Testing - AWS Prescriptive Guidance

Testing

Question

Example response

What are the testing requirements (for example, unit testing, integration testing, end-to-end testing)?

Unit testing for individual components, integration testing with external systems, end-to-end testing for critical scenarios, and so on.

How do you ensure data quality and consistency across different sources for generative AI training?

We maintain data quality through automated data profiling tools, regular data audits, and a centralized data catalog. We've implemented data governance policies to ensure consistency across sources and to maintain data lineage.

How will the generative AI model be evaluated and validated?

By using a holdout dataset, human evaluation, A/B testing, and so on.

What are the criteria for evaluating the performance and accuracy of the generative AI model?

Precision, recall, F1 score, perplexity, human evaluation, and so on.

How will edge cases and corner cases be identified and handled?

By using a comprehensive test suite, human evaluation, adversarial testing, and so on.

How will you test for potential biases in the generative AI model?

By using demographic parity analysis, equal opportunity testing, adversarial de-biasing techniques, counterfactual testing, and so on.

Which metrics will be used to measure fairness in the model's outputs?

Disparate impact ratio, equalized odds, demographic parity, individual fairness metrics, and so on.
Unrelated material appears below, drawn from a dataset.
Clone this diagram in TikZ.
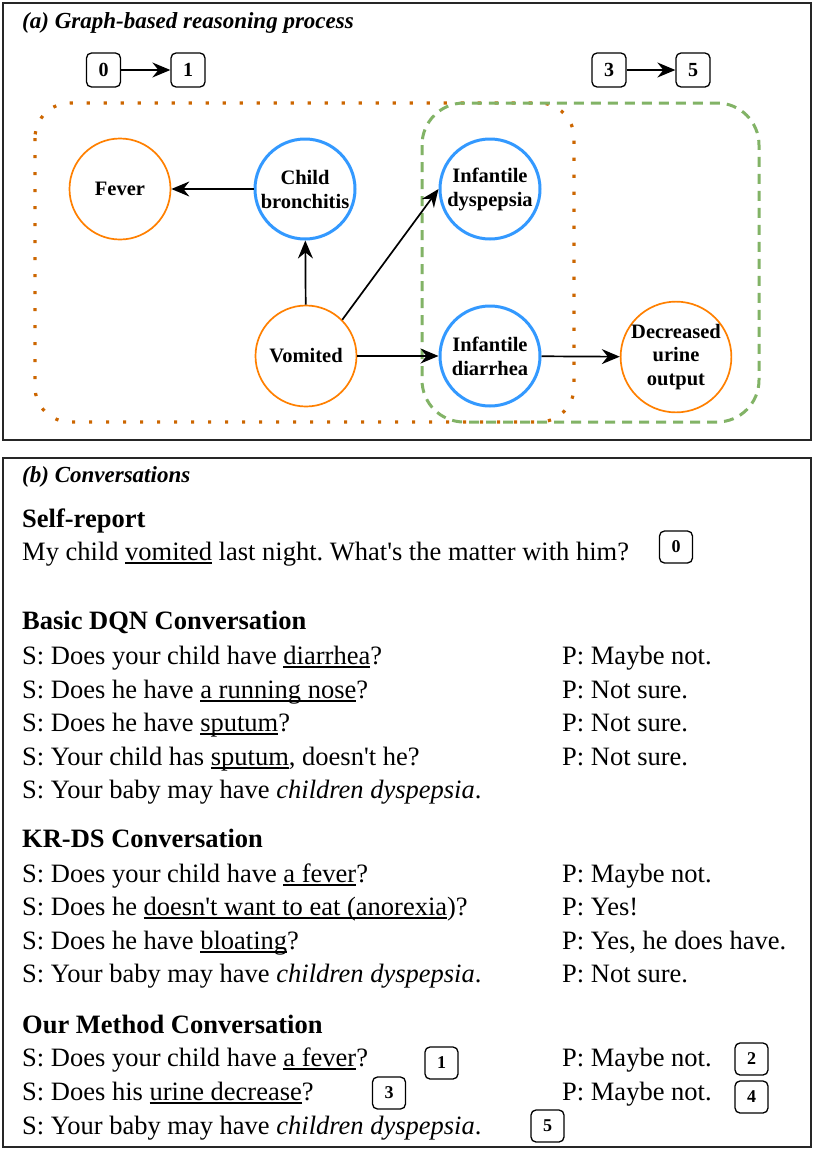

How will you ensure diverse representation in your test datasets for bias detection?

By using stratified sampling across demographic groups, collaboration with diversity experts, use of synthetic data to fill gaps, and so on.

Which process will be implemented for ongoing monitoring of model fairness post-deployment?

Regular fairness audits, automated bias detection systems, user feedback analysis, periodic retraining with updated datasets, and so on.

How will you address intersectional biases in the generative AI model?

By using intersectional fairness analysis, subgroup testing, collaboration with domain experts on intersectionality, and so on.

How will you test the model's performance across different languages and cultural contexts?

By using multilingual test sets, collaboration with cultural experts, localized fairness metrics, cross-cultural comparison studies, and so on.